Saudi Arabia's PDPL — What Organizations Must Do Now
The Saudi Personal Data Protection Law entered enforcement in September 2023. Any organization processing personal data of Saudi residents faces binding compliance obligations regardless of where the organization is physically located.
The Legal Framework
PDPL applies to any entity processing personal data relating to individuals in Saudi Arabia — including foreign companies with no physical presence in the Kingdom. Six core requirements: documented lawful basis for every processing category (consent, contractual necessity, legal obligation, or legitimate interest — pre-checked boxes do not qualify); privacy notices before or at data collection; data subject rights (access, correction, deletion, objection) fulfilled within 30 days; notification to SDAIA within 72 hours of discovering a breach posing risk to data subjects; SDAIA approval before transferring personal data outside Saudi Arabia; data retention limited to the period necessary for the specified purpose. Non-compliance: up to SAR 5,000,000 per violation and potential license revocation.
How It Works in Practice
The 72-hour breach notification requirement is the highest-urgency obligation and the one most organizations discover they are unprepared for only when a real breach occurs. The sequence that must happen within 72 hours: detect the breach; assess risk to data subjects; escalate to decision-makers; engage legal counsel; draft and submit the formal SDAIA notification. Organizations that have not pre-built incident response plans with defined roles, escalation paths, and template SDAIA notifications consistently fail this window. The cross-border transfer restriction catches global companies most by surprise — cloud infrastructure outside Saudi Arabia, shared global HR systems, and offshore customer service centers all trigger transfer obligations requiring SDAIA approval.
Common Mistakes to Avoid
Never assume PDPL doesn't apply to your organization because you are based outside Saudi Arabia — the extraterritorial reach is real and being enforced. Never use pre-checked consent boxes — they do not meet PDPL's specificity and voluntariness requirements. Never process Saudi personal data in cloud infrastructure outside Saudi Arabia without first obtaining SDAIA approval or documenting adequacy.

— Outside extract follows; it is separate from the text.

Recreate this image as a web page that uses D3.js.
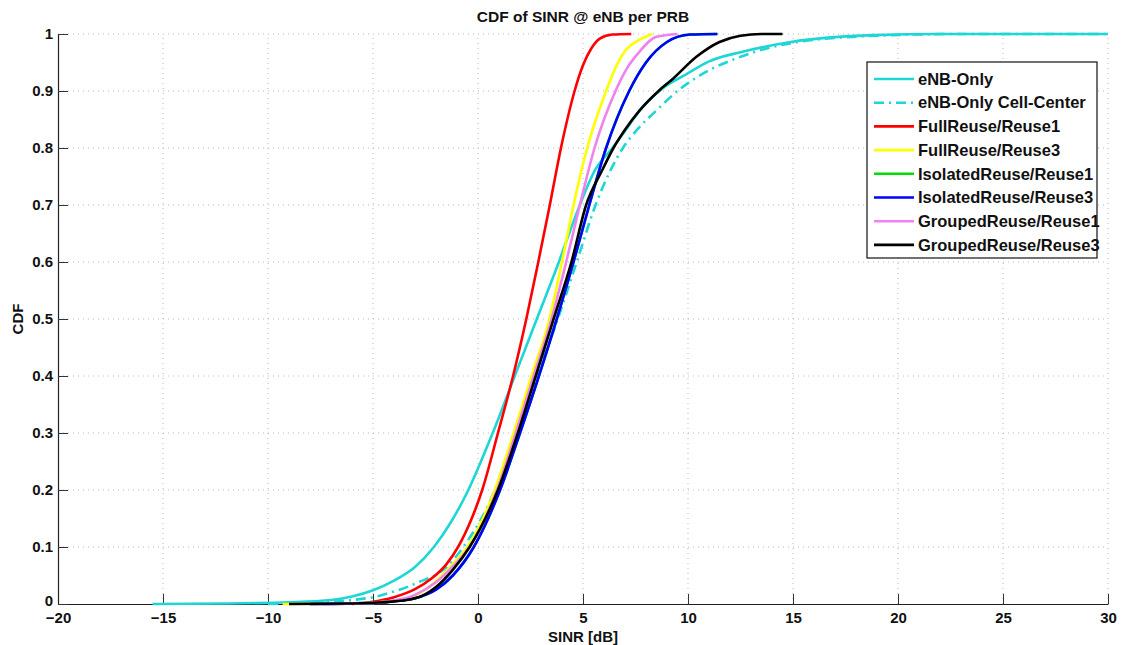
<!DOCTYPE html>
<html>
<head>
<meta charset="utf-8">
<script src="https://cdn.jsdelivr.net/npm/d3@7"></script>
<style>
  body { margin: 0; background: #fff; }
  svg { font-family: "Liberation Sans", Arial, sans-serif; font-weight: bold; }
</style>
</head>
<body>
<div id="chart"></div>
<script>
// values: [SINR dB, CDF]
const enbOnly = [[-15.5,0],[-12,0.001],[-9,0.003],[-7,0.007],[-6,0.013],[-5,0.024],[-4,0.041],[-3,0.065],[-2.1,0.1],[-1.3,0.143],[-0.5,0.197],[0.7,0.3],[1.75,0.4],[2.8,0.5],[3.85,0.6],[4.4,0.656],[4.85,0.7],[5.57,0.761],[6.4,0.8],[7.0,0.83],[7.7,0.866],[8.8,0.905],[9.95,0.93],[11,0.952],[12.5,0.968],[14.9,0.986],[18.8,0.998],[22,1],[30,1]];
const enbOnlyCenter = [[-10,0],[-8,0.002],[-6,0.007],[-5,0.012],[-4,0.022],[-2.9,0.037],[-1.5,0.065],[-0.7,0.1],[0.8,0.2],[1.75,0.3],[2.8,0.4],[3.8,0.5],[4.7,0.6],[5.6,0.7],[6.9,0.8],[7.7,0.837],[8.5,0.866],[9.5,0.9],[10.5,0.926],[12.5,0.96],[14.9,0.984],[19,0.997],[23,1],[30,1]];
const fullReuse1 = [[-6,0],[-5,0.004],[-4,0.012],[-3,0.026],[-2.2,0.045],[-1.5,0.07],[-0.95,0.1],[-0.3,0.15],[0.2,0.2],[0.95,0.3],[1.67,0.4],[2.3,0.5],[2.87,0.6],[3.42,0.7],[3.95,0.8],[4.6,0.9],[5.0,0.945],[5.4,0.975],[5.8,0.992],[6.4,0.999],[7.3,1]];
const fullReuse3 = [[-9.3,0],[-6,0.001],[-4,0.005],[-3,0.015],[-2,0.04],[-1.2,0.07],[-0.5,0.1],[0.8,0.2],[1.7,0.3],[2.55,0.4],[3.4,0.5],[4.0,0.6],[4.55,0.7],[5.2,0.8],[6.1,0.9],[6.6,0.945],[7.0,0.97],[7.7,0.99],[8.3,1]];
const isolatedReuse1 = [[-8,0],[-5,0.002],[-4,0.005],[-3,0.01],[-2,0.025],[-1.2,0.05],[-0.2,0.1],[1.05,0.2],[2,0.3],[2.9,0.4],[3.75,0.5],[4.55,0.6],[5.3,0.7],[6.1,0.8],[7.2,0.9],[8.0,0.95],[9.0,0.986],[10.1,0.999],[11.4,1]];
const isolatedReuse3 = [[-8,0],[-5,0.002],[-4,0.005],[-3,0.01],[-2,0.025],[-1.2,0.05],[-0.2,0.1],[1.05,0.2],[2,0.3],[2.9,0.4],[3.75,0.5],[4.55,0.6],[5.3,0.7],[6.1,0.8],[7.2,0.9],[8.0,0.95],[9.0,0.986],[10.1,0.999],[11.4,1]];
const groupedReuse1 = [[-8,0],[-5,0.002],[-4,0.006],[-3,0.016],[-2,0.038],[-1.1,0.07],[-0.4,0.1],[0.9,0.2],[1.8,0.3],[2.65,0.4],[3.5,0.5],[4.2,0.6],[4.85,0.7],[5.55,0.8],[6.55,0.9],[7.1,0.94],[7.6,0.965],[8.5,0.995],[9.5,1]];
const groupedReuse3 = [[-9,0],[-6,0.001],[-4.5,0.003],[-3,0.01],[-2,0.03],[-1.2,0.06],[-0.4,0.1],[0.95,0.2],[1.9,0.3],[2.75,0.4],[3.6,0.5],[4.45,0.6],[5.15,0.7],[5.9,0.76],[6.45,0.8],[7.0,0.832],[7.7,0.866],[8.6,0.9],[9.3,0.922],[10.4,0.96],[11.5,0.986],[12.5,0.997],[13.5,1],[14.5,1]];

const seriesNames = ["eNB-Only","eNB-Only Cell-Center","FullReuse/Reuse1","FullReuse/Reuse3",
  "IsolatedReuse/Reuse1","IsolatedReuse/Reuse3","GroupedReuse/Reuse1","GroupedReuse/Reuse3"];
const seriesColors = ["#1fd6d6","#1fd6d6","#ff0000","#ffff00","#00dd00","#0000ff","#ee82ee","#000000"];
const seriesData = [enbOnly, enbOnlyCenter, fullReuse1, fullReuse3, isolatedReuse1, isolatedReuse3, groupedReuse1, groupedReuse3];
const xTicks = [-20,-15,-10,-5,0,5,10,15,20,25,30];
const yTicks = [0,0.1,0.2,0.3,0.4,0.5,0.6,0.7,0.8,0.9,1];

const W = 1123, H = 645;
const m = {left: 58, right: 15, top: 34, bottom: 41};

const svg = d3.select("#chart").append("svg")
  .attr("width", W).attr("height", H);

const x = d3.scaleLinear().domain([-20, 30]).range([m.left, W - m.right]);
const y = d3.scaleLinear().domain([0, 1]).range([H - m.bottom, m.top]);

// grid
const grid = svg.append("g").attr("stroke", "#b8b8b8").attr("stroke-width", 1)
  .attr("stroke-dasharray", "1,4");
grid.selectAll("line.vx").data(xTicks.slice(1)).enter().append("line")
  .attr("x1", d => x(d)).attr("x2", d => x(d))
  .attr("y1", y(0)).attr("y2", y(1));
grid.selectAll("line.hy").data(yTicks.slice(1)).enter().append("line")
  .attr("x1", x(-20)).attr("x2", x(30))
  .attr("y1", d => y(d)).attr("y2", d => y(d));

// axes
const xAxis = svg.append("g").attr("transform", `translate(0,${y(0)})`)
  .call(d3.axisBottom(x).tickValues(xTicks).tickSizeInner(-10).tickSizeOuter(0)
    .tickPadding(8).tickFormat(d => d < 0 ? "\u2212" + Math.abs(d) : d));
const yAxis = svg.append("g").attr("transform", `translate(${x(-20)},0)`)
  .call(d3.axisLeft(y).tickValues(yTicks).tickSizeInner(-10).tickSizeOuter(0)
    .tickPadding(5).tickFormat(d3.format("~g")));
[xAxis, yAxis].forEach(a => {
  a.select(".domain").attr("stroke", "#222").attr("stroke-width", 1.2);
  a.selectAll(".tick line").attr("stroke", "#333");
  a.selectAll("text").attr("fill", "#111").style("font-size", "15px")
    .style("font-weight", "bold").style("font-family", "Liberation Sans, Arial, sans-serif");
});
// the 0 label sits a little higher so it clears the -20 label below it
yAxis.selectAll(".tick text").filter(d => d === 0).attr("dy", "0.1em");

// lines
const line = d3.line().x(d => x(d[0])).y(d => y(d[1])).curve(d3.curveMonotoneX);
svg.append("g").selectAll("path").data(seriesData).enter().append("path")
  .attr("d", d => line(d))
  .attr("fill", "none")
  .attr("stroke", (d, i) => seriesColors[i])
  .attr("stroke-width", 2.6)
  .attr("stroke-dasharray", (d, i) => i === 1 ? "10,5,2,5" : null)
  .attr("stroke-linejoin", "round");

// titles
svg.append("text").attr("x", (x(-20) + x(30)) / 2).attr("y", 22)
  .attr("text-anchor", "middle").style("font-size", "15.5px").attr("fill", "#111")
  .text("CDF of SINR @ eNB per PRB");
svg.append("text").attr("x", (x(-20) + x(30)) / 2).attr("y", 642)
  .attr("text-anchor", "middle").style("font-size", "15px").attr("fill", "#111")
  .text("SINR [dB]");
svg.append("text").attr("transform", `translate(23,${(y(0) + y(1)) / 2}) rotate(-90)`)
  .attr("text-anchor", "middle").style("font-size", "15px").attr("fill", "#111")
  .text("CDF");

// legend
const lg = svg.append("g").attr("transform", "translate(867,62)");
lg.append("rect").attr("width", 230).attr("height", 196)
  .attr("fill", "#fff").attr("stroke", "#111").attr("stroke-width", 1.2);
const item = lg.selectAll("g.item").data(seriesNames).enter().append("g")
  .attr("transform", (d, i) => `translate(0,${17 + i * 23.7})`);
item.append("line").attr("x1", 7).attr("x2", 47)
  .attr("stroke", (d, i) => seriesColors[i]).attr("stroke-width", 2.6)
  .attr("stroke-dasharray", (d, i) => i === 1 ? "10,5,2,5" : null);
item.append("text").attr("x", 51).attr("dy", "0.35em")
  .style("font-size", "16.5px").attr("fill", "#111").text(d => d);
</script>
</body>
</html>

When You Need a Specialist Lawyer
PDPL specialist legal counsel should be engaged from the start — the interaction between PDPL and Saudi labor law, health regulations, and financial services law creates compliance dimensions that only appear through comprehensive legal analysis. Priority compliance steps: data inventory mapping all processing activities and data flows; privacy notice updates across all collection points; breach response plan with 72-hour notification capability built and tested before a breach occurs.
Legal Disclaimer
This article is for informational purposes only. Consult a licensed Saudi lawyer for advice specific to your situation.